= Ian Messiter =

English radio producer (1920–1999)

Ian Cassan Messiter (2 April 1920 - 22 November 1999) was an English BBC Radio producer and the creator of a number of panel games, including Just a Minute, Dealing With Daniels and Many a Slip. Messiter brought the successful twenty questions format to BBC Radio and was programme associate for Family Fortunes.

== Biography ==
Ian Messiter was born in Dudley, Worcestershire, and educated at Winton House School, near Winchester, and Sherborne School in Dorset.

In his autobiography, My Life and Other Games (1990), Messiter described how an incident during a history lesson at Sherborne School became the inspiration for the Just a Minute radio panel-game.

Messiter acted as whistle-blower on Just a Minute, and its predecessor One Minute, Please. He appeared in the first series of BBC science-fiction quiz show The Adventure Game in 1980 as the Rangdo, the leader of the alien Argonds, and contributed ideas for puzzles in the series. He published his autobiography My Life and Other Games in 1990.

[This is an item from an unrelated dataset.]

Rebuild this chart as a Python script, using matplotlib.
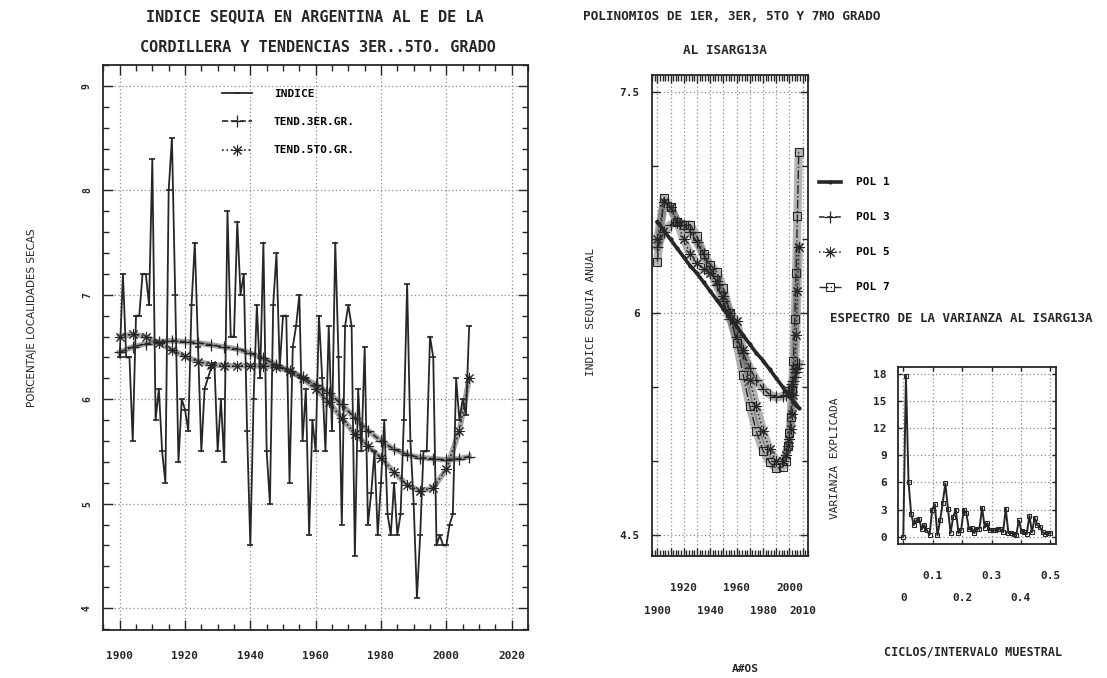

Nicholas Parsons stated that Just a Minute is "perhaps the most deceptively simple, enduring, popular and much-copied comedy game on radio or television anywhere". In each edition, Messiter is acknowledged as the inventor of the game.

==Family==
Messiter married Enid, née Senior. They had two children: a daughter, Susan, who lives in Cambridgeshire, and a son, Malcolm Messiter, who is an oboist.